### Source data
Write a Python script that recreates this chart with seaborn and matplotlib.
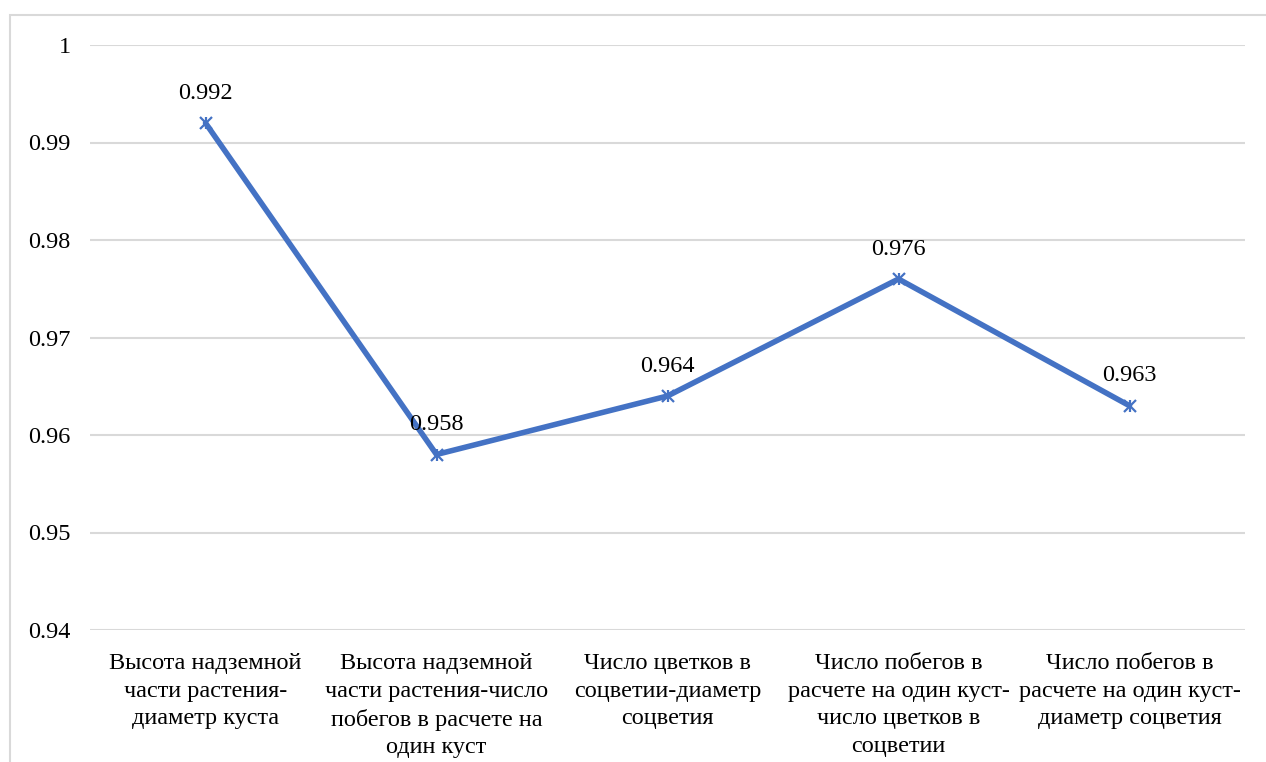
import matplotlib
matplotlib.use("Agg")
import matplotlib.pyplot as plt
import seaborn as sns
import pandas as pd
from matplotlib.patches import Rectangle

categories = [
    "Высота надземной\nчасти растения-\nдиаметр куста",
    "Высота надземной\nчасти растения-число\nпобегов в расчете на\nодин куст",
    "Число цветков в\nсоцветии-диаметр\nсоцветия",
    "Число побегов в\nрасчете на один куст-\nчисло цветков в\nсоцветии",
    "Число побегов в\nрасчете на один куст-\nдиаметр соцветия",
]
values = [0.992, 0.958, 0.964, 0.976, 0.963]
y_ticks = [0.94, 0.95, 0.96, 0.97, 0.98, 0.99, 1.0]
y_tick_labels = ["0.94", "0.95", "0.96", "0.97", "0.98", "0.99", "1"]

sns.set_theme(style="white")
plt.rcParams["font.family"] = ["Liberation Serif", "DejaVu Serif"]

line_color = "#4472C4"
grid_color = "#D9D9D9"
font_size = 17.5

df = pd.DataFrame({"pos": range(len(categories)), "value": values})

fig = plt.figure(figsize=(12.66, 7.62), dpi=100)
ax = fig.add_axes([90 / 1266, 1 - 630 / 762, 1155 / 1266, 585 / 762])

# outer chart-area frame
fig.patches.append(Rectangle((10 / 1266, -0.05), 1.2, 1 - 15 / 762 + 0.05,
                             transform=fig.transFigure, fill=False,
                             edgecolor=grid_color, linewidth=1.5))

for t in y_ticks:
    ax.axhline(t, color=grid_color, linewidth=1.5, zorder=0)

sns.lineplot(data=df, x="pos", y="value", ax=ax, color=line_color,
             linewidth=4.0, marker="x", markersize=9, markeredgewidth=1.6,
             markeredgecolor=line_color, zorder=3)
ax.scatter(df["pos"], df["value"], marker="|", s=80, color=line_color,
           linewidths=1.6, zorder=4)

for x, v in zip(df["pos"], df["value"]):
    ax.annotate(f"{v:.3f}", (x, v), xytext=(0, 14), textcoords="offset points",
                ha="center", va="bottom", fontsize=font_size, color="#000000")

ax.set_xlim(-0.5, len(categories) - 0.5)
ax.set_ylim(0.94, 1.0)
ax.set_yticks(y_ticks)
ax.set_yticklabels(y_tick_labels, fontsize=font_size, color="#000000")
ax.set_xticks(range(len(categories)))
ax.set_xticklabels(categories, fontsize=font_size, color="#000000",
                   linespacing=1.42, va="top")
ax.tick_params(axis="both", length=0)
ax.tick_params(axis="y", pad=14)
ax.tick_params(axis="x", pad=16.5)
ax.set_xlabel("")
ax.set_ylabel("")
for s in ax.spines.values():
    s.set_visible(False)

fig.savefig("out.png", dpi=100, facecolor="white")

### Aim
Pick out the lines containing the string "chart" and show them.

### Final answer
Write a Python script that recreates this chart with seaborn and matplotlib.
# outer chart-area frame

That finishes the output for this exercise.